## begin SOURCE DATA

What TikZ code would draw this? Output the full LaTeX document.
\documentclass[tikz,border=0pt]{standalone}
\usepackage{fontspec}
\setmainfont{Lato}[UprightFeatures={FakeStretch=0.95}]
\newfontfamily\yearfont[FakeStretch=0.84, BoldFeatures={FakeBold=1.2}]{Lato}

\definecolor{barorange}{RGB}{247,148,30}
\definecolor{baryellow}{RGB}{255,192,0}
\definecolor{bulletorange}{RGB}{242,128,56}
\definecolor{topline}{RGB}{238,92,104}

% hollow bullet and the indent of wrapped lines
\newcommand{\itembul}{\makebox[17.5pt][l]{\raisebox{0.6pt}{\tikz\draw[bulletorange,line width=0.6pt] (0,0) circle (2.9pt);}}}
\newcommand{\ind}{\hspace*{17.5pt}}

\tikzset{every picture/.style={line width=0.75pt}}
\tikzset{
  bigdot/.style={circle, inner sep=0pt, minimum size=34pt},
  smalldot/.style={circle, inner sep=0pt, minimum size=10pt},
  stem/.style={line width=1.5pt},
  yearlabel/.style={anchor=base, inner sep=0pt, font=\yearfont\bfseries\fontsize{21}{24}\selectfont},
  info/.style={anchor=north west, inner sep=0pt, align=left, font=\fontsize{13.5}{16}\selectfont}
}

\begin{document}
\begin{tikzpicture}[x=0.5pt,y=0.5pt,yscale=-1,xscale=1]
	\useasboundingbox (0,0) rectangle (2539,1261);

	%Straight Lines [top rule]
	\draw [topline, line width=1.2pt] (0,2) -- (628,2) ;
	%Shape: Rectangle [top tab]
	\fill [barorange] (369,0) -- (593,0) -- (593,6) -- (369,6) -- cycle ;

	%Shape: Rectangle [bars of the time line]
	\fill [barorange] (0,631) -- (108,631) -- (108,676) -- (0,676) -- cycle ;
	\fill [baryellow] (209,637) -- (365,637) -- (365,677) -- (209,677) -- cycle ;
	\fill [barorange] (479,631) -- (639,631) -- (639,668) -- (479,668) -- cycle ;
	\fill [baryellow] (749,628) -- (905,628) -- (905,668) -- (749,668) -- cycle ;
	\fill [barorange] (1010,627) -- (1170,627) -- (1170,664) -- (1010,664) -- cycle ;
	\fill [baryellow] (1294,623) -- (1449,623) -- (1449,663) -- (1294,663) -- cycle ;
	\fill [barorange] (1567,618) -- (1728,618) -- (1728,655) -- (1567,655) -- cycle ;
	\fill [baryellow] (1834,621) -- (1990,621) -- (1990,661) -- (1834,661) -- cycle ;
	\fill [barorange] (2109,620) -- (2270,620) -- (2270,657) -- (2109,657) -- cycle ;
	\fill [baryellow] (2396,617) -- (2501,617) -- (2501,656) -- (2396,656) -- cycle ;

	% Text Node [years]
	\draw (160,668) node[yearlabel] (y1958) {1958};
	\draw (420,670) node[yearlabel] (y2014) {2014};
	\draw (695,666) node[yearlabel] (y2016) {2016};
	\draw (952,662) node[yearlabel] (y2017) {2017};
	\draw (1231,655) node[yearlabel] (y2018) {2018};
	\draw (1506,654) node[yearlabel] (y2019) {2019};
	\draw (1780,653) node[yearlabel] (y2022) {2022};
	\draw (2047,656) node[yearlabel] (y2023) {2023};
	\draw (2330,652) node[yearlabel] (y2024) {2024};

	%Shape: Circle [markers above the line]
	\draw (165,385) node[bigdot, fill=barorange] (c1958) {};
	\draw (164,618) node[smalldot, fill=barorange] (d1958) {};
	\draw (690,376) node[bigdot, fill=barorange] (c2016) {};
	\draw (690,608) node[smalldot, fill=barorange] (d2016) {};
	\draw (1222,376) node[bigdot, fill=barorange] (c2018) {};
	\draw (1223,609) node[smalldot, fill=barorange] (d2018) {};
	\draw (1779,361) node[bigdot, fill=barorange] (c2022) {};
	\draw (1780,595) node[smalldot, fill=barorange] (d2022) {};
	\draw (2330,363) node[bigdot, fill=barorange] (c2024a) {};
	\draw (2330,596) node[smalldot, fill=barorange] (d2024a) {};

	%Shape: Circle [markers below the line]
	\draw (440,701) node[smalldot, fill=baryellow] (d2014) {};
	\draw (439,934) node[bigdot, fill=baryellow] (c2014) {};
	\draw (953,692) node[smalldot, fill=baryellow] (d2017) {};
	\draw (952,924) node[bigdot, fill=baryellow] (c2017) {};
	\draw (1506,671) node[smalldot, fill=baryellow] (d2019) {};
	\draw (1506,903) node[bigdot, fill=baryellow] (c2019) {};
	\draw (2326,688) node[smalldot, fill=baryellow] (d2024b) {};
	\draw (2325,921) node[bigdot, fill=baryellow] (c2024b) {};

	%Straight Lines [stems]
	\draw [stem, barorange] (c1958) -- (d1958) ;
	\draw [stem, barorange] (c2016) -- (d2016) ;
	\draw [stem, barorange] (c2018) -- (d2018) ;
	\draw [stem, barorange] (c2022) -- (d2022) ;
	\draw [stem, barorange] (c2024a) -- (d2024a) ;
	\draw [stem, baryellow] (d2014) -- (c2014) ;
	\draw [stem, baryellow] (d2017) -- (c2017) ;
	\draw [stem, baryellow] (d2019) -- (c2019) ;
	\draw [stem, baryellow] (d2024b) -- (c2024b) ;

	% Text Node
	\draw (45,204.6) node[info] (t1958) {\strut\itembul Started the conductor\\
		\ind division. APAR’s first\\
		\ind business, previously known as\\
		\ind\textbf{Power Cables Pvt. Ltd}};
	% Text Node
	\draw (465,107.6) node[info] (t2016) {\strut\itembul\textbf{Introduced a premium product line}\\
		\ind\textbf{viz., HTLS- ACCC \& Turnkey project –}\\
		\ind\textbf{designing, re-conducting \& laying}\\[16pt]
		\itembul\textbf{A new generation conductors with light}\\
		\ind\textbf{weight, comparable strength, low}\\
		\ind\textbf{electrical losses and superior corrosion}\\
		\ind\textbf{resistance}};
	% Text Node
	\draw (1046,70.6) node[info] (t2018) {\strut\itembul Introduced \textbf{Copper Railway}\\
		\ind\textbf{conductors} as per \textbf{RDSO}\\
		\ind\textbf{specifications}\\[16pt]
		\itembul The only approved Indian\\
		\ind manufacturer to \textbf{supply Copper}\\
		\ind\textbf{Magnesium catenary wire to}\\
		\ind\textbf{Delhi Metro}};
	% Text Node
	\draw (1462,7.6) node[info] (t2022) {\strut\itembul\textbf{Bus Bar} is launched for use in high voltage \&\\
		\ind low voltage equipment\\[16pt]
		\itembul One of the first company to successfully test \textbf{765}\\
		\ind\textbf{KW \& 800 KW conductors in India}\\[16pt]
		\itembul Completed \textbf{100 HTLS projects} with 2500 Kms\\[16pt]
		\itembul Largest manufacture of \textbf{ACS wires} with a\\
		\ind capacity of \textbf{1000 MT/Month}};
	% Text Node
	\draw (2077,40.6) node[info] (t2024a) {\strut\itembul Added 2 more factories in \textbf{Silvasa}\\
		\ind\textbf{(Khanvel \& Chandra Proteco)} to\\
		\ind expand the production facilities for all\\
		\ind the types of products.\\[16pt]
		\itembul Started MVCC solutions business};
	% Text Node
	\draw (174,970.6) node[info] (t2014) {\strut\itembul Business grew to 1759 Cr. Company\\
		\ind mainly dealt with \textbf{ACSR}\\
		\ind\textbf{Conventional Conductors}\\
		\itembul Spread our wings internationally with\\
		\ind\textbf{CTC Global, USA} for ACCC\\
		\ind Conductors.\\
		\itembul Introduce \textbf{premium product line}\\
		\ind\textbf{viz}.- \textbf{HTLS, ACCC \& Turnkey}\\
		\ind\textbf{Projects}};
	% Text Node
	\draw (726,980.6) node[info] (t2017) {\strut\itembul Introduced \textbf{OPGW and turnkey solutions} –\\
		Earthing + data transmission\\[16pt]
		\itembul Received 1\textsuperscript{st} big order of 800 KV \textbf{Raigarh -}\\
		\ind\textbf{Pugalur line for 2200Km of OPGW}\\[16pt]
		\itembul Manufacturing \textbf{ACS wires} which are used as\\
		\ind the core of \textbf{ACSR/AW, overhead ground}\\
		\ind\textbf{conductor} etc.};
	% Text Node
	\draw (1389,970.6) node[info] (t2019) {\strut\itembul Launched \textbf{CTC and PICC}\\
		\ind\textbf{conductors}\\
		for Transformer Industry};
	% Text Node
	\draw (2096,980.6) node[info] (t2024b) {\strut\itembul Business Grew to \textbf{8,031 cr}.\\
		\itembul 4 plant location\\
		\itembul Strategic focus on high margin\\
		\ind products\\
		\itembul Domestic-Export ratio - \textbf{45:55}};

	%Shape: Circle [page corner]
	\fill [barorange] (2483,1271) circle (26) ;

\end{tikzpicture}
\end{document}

## end SOURCE DATA

■ GOAL OF THE EXERCISE
Everything from the first line through the line containing "(2396,656) -- cycle ;" should be quoted exactly, and nothing beyond it.

■ RESPONSE
What TikZ code would draw this? Output the full LaTeX document.
\documentclass[tikz,border=0pt]{standalone}
\usepackage{fontspec}
\setmainfont{Lato}[UprightFeatures={FakeStretch=0.95}]
\newfontfamily\yearfont[FakeStretch=0.84, BoldFeatures={FakeBold=1.2}]{Lato}

\definecolor{barorange}{RGB}{247,148,30}
\definecolor{baryellow}{RGB}{255,192,0}
\definecolor{bulletorange}{RGB}{242,128,56}
\definecolor{topline}{RGB}{238,92,104}

% hollow bullet and the indent of wrapped lines
\newcommand{\itembul}{\makebox[17.5pt][l]{\raisebox{0.6pt}{\tikz\draw[bulletorange,line width=0.6pt] (0,0) circle (2.9pt);}}}
\newcommand{\ind}{\hspace*{17.5pt}}

\tikzset{every picture/.style={line width=0.75pt}}
\tikzset{
  bigdot/.style={circle, inner sep=0pt, minimum size=34pt},
  smalldot/.style={circle, inner sep=0pt, minimum size=10pt},
  stem/.style={line width=1.5pt},
  yearlabel/.style={anchor=base, inner sep=0pt, font=\yearfont\bfseries\fontsize{21}{24}\selectfont},
  info/.style={anchor=north west, inner sep=0pt, align=left, font=\fontsize{13.5}{16}\selectfont}
}

\begin{document}
\begin{tikzpicture}[x=0.5pt,y=0.5pt,yscale=-1,xscale=1]
	\useasboundingbox (0,0) rectangle (2539,1261);

	%Straight Lines [top rule]
	\draw [topline, line width=1.2pt] (0,2) -- (628,2) ;
	%Shape: Rectangle [top tab]
	\fill [barorange] (369,0) -- (593,0) -- (593,6) -- (369,6) -- cycle ;

	%Shape: Rectangle [bars of the time line]
	\fill [barorange] (0,631) -- (108,631) -- (108,676) -- (0,676) -- cycle ;
	\fill [baryellow] (209,637) -- (365,637) -- (365,677) -- (209,677) -- cycle ;
	\fill [barorange] (479,631) -- (639,631) -- (639,668) -- (479,668) -- cycle ;
	\fill [baryellow] (749,628) -- (905,628) -- (905,668) -- (749,668) -- cycle ;
	\fill [barorange] (1010,627) -- (1170,627) -- (1170,664) -- (1010,664) -- cycle ;
	\fill [baryellow] (1294,623) -- (1449,623) -- (1449,663) -- (1294,663) -- cycle ;
	\fill [barorange] (1567,618) -- (1728,618) -- (1728,655) -- (1567,655) -- cycle ;
	\fill [baryellow] (1834,621) -- (1990,621) -- (1990,661) -- (1834,661) -- cycle ;
	\fill [barorange] (2109,620) -- (2270,620) -- (2270,657) -- (2109,657) -- cycle ;
	\fill [baryellow] (2396,617) -- (2501,617) -- (2501,656) -- (2396,656) -- cycle ;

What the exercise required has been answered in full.